13. Il ressort des écritures de l'association requérante que celle-ci critique la délibération du 11 mai 2020 en tant qu'elle n'a pas retenu le principe d'une " saison blanche " et a décidé, au contraire, que la saison 2029-2020 du championnat de National 1 donnerait lieu à un classement, assorti de descentes dans la division inférieure. Elle soutient, à cet effet, que le comité exécutif aurait entaché sa décision d'une erreur manifeste d'appréciation au regard de l'équité sportive. Il ne ressort toutefois pas des arguments qu'elle avance, fondés d'une part sur les solutions retenues à l'étranger ou pour d'autres sports, d'autre part sur les classements observés aux trois-quarts de la saison lors de précédentes éditions du championnat de National 1, qu'une telle erreur aurait été commise. Le moyen n'est donc manifestement pas de nature à créer un doute sérieux sur la légalité de la délibération du 11 mai 2020.

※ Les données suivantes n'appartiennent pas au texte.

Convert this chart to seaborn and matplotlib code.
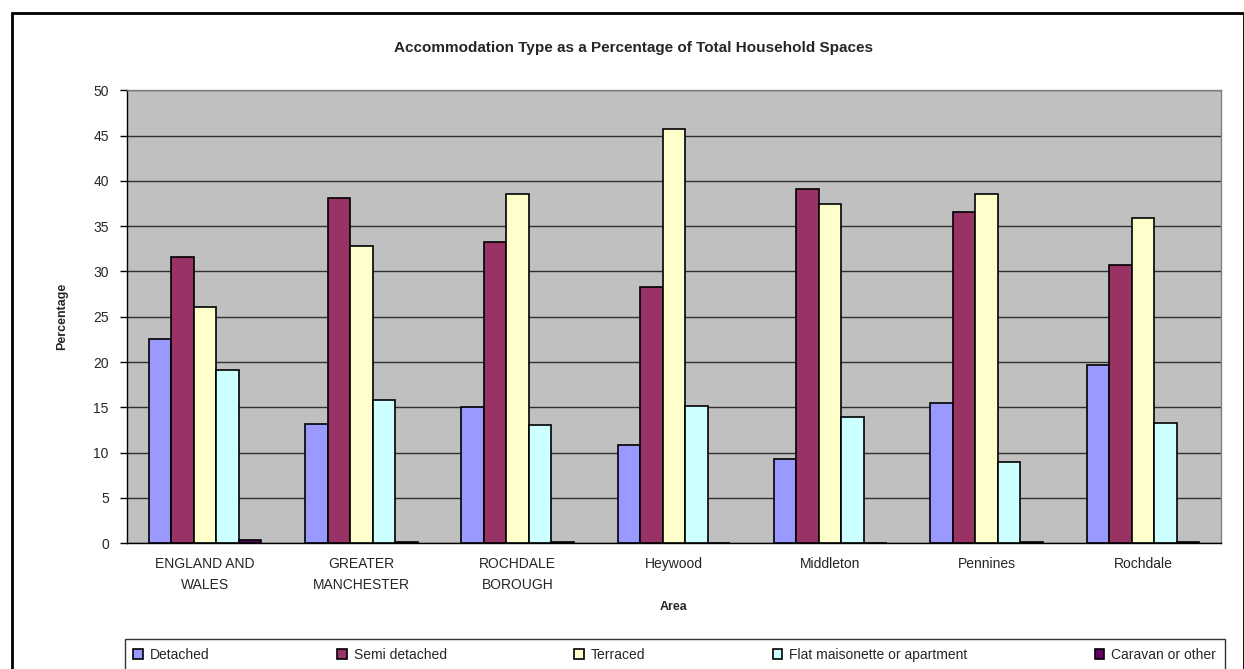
import pandas as pd
import matplotlib.pyplot as plt
import seaborn as sns
from matplotlib.patches import Rectangle

# === Data ===
areas = ["ENGLAND AND\nWALES", "GREATER\nMANCHESTER", "ROCHDALE\nBOROUGH",
         "Heywood", "Middleton", "Pennines", "Rochdale"]
types = ["Detached", "Semi detached", "Terraced",
         "Flat maisonette or apartment", "Caravan or other"]

detached = [22.6, 13.2, 15.0, 10.8, 9.3, 15.5, 19.7]
semi_detached = [31.6, 38.1, 33.2, 28.3, 39.1, 36.6, 30.7]
terraced = [26.1, 32.8, 38.5, 45.7, 37.5, 38.5, 35.9]
flat = [19.1, 15.8, 13.0, 15.1, 13.9, 9.0, 13.3]
caravan = [0.4, 0.1, 0.1, 0.0, 0.0, 0.1, 0.1]

colors = ["#9999FF", "#993366", "#FFFFCC", "#CCFFFF", "#660066"]

# === Long-form table for seaborn ===
series = [detached, semi_detached, terraced, flat, caravan]
rows = []
for t, vals in zip(types, series):
    for a, v in zip(areas, vals):
        rows.append({"Area": a, "Type": t, "Percentage": v})
df = pd.DataFrame(rows)

sns.set_style("white")
plt.rcParams["font.family"] = ["Liberation Sans", "DejaVu Sans"]

fig = plt.figure(figsize=(12.44, 6.69), dpi=100)
ax = fig.add_axes([0.102, 0.188, 0.8795, 0.677])
ax.set_facecolor("#C0C0C0")

sns.barplot(data=df, x="Area", y="Percentage", hue="Type", hue_order=types,
            order=areas, palette=colors, saturation=1, edgecolor="black",
            linewidth=1.2, width=0.72, ax=ax, errorbar=None)

ax.set_ylim(0, 50)
ax.set_xlim(-0.5, len(areas) - 0.5)
ax.set_yticks(range(0, 51, 5))
ax.yaxis.grid(True, color="#303030", linewidth=1)
ax.set_axisbelow(True)

# ticks between groups, labels centred under groups
ax.set_xticks([i + 0.5 for i in range(-1, len(areas))], minor=True)
ax.tick_params(axis="x", which="major", length=0, pad=10, labelsize=10)
ax.tick_params(axis="x", which="minor", length=5, color="black", width=1)
ax.tick_params(axis="y", length=5, color="black", width=1, labelsize=10,
               left=True, pad=8)
for lbl in ax.get_xticklabels():
    lbl.set_linespacing(1.6)

ax.spines["left"].set_color("black")
ax.spines["bottom"].set_color("black")
ax.spines["top"].set_color("#808080")
ax.spines["right"].set_color("#808080")
for s in ax.spines.values():
    s.set_linewidth(1)

ax.set_xlabel("Area", fontsize=9, fontweight="bold", labelpad=7)
ax.set_ylabel("Percentage", fontsize=9, fontweight="bold", labelpad=18)
fig.text(0.509, 0.928, "Accommodation Type as a Percentage of Total Household Spaces",
         ha="center", va="center", fontsize=11, fontweight="bold")

# legend along the bottom
handles, labels = ax.get_legend_handles_labels()
ax.get_legend().remove()
leg = fig.legend(handles, labels, ncol=5, loc="lower left",
                 bbox_to_anchor=(0.095, -0.012, 0.895, 0.065), mode="expand",
                 frameon=True, fancybox=False, edgecolor="black",
                 fontsize=10, handlelength=0.7, handleheight=0.7,
                 handletextpad=0.5, borderpad=0.6)
leg.get_frame().set_linewidth(1)

# outer chart border
fig.patches.append(Rectangle((0.0097, -0.05), 0.99, 1.03, transform=fig.transFigure,
                             fill=False, edgecolor="black", linewidth=2))

fig.savefig("out.png", dpi=100, facecolor="white")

Sur la demande de suspension de la décision par laquelle a été fixé le classement final de la saison 2019-2020 du championnat de National 1 :
14. L'association requérante se prévaut de ce que le classement final de la saison 2019-2020 n'aurait pas été arrêté selon une procédure régulière au motif que le site internet de la Fédération comporte seulement la mention " Championnats 2019/2020 : promus et relégués - La Fédération Française de Football a avalisé les promus et les relégués des championnats nationaux pour la saison 2019-2020 ". Elle critique, en conséquence, le classement tel qu'il figure sur ce même site internet. Toutefois, elle n'établit ni même n'allègue que ce classement ne serait pas conforme aux résultats obtenus par les différents clubs et méconnaîtrait les règles fixées par la délibération du 11 mai 2020. Le moyen n'est donc manifestement pas de nature à créer un doute sérieux sur la légalité de la décision par laquelle le classement final de la saison 2019-2020 du championnat de National 1 a été constaté.
15. Il résulte de tout ce qui précède que, manifestement, aucun des moyens de la requête de l'association Le Puy foot 43 Auvergne n'est de nature, en l'état de l'instruction, à créer un doute sérieux quant à la légalité de la délibération du 11 mai 2020 et du classement du championnat de National 1 de la saison 2019-2020. En conséquence, sans qu'il soit besoin de statuer sur l'urgence, la suspension de l'exécution de cette délibération et de ce classement ne peut être ordonnée et la requête, y compris ses conclusions tendant à l'application de l'article
L. 761-1 du code de justice administrative, doit être rejetée selon la procédure prévue par l'article
L. 522-3 du même code.
O R D O N N E :
------------------
Article 1er : La requête de l'association Le Puy foot 43 Auvergne est rejetée.
Article 2 : La présente ordonnance sera notifiée à l'association Le Puy foot 43 Auvergne.